> The asymptotic optimality of samplesort is in the sense that it takes (1 +...

cperciva · on Feb 12, 2011

Two reasons: 1. It's a PITA to implement; 2. You need a large N to overcome the o(1), and at that point you're usually dominated by the performance of your memory hierarchy rather than by the cost of doing compares.

Last I heard, python's built-in sort was a type of samplesort, though, so it isn't completely unused.

jacobolus · on Feb 12, 2011

The previous Python sort was a type of samplesort, but the current one is a “adaptive, stable, natural mergesort” by Tim Peters (“timsort”). On random data I think it performs about the same or slightly worse, but when data has some structure, it performs much better. See http://bugs.python.org/file4451/timsort.txt

kragen · on Feb 12, 2011

Your #2 suggests that it would be slower than ordinary Quicksort on normal-sized datasets. But dual-pivot quicksort is faster than ordinary Quicksort on normal-sized datasets. So in at least one sense, dual-pivot is not a step in the direction of samplesort.

Python's built-in sort is timsort, last I heard, which is a variant of mergesort that looks for existing sorted or backwards runs in order to run faster in the common cases of mostly-sorted or mostly-backwards data. It's true that Python's built-in sort was a samplesort variant until 2002, though, which I didn't know.

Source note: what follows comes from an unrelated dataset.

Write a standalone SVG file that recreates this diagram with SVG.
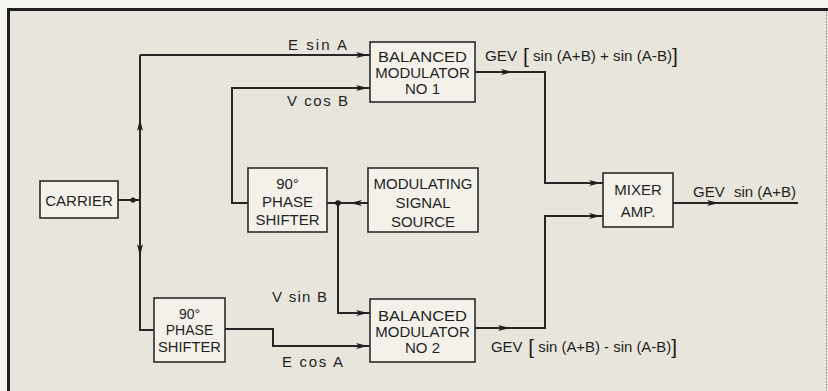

(It does seem like Samplesort's virtue of minimizing comparisons would be particularly desirable in an environment like Python, where every comparison potentially involves a call into slow interpreted code.)

fmap · on Feb 12, 2011

I just read the original paper on samplesort, so this might not be the most up to date description, but the basic idea is as follows:

- From an input sequence of length n, choose a random subsequence of length k.

- Sort the subsequence.

- Partition the remaining (n-k) elements of the original sequence into the (k+1) partitions given by the subsequence.

- Sort the (k+1) partitions.

In the paper, the partitioning and sorting is always done using quicksort. Any n*log(n) sorting algorithm should work though, which includes using samplesort recursively.

If you use an optimal value for k (and this might be a significant fraction of n), you can prove that lim_{n->infty} E(C_n)/log(n!) = 1, where E(C_n) is the expected number of comparisons for a sequence of length n.

Now, using samplesort recursively, quicksort is samplesort with k = 1. Double-Pivot quicksort is samplesort with k = 2.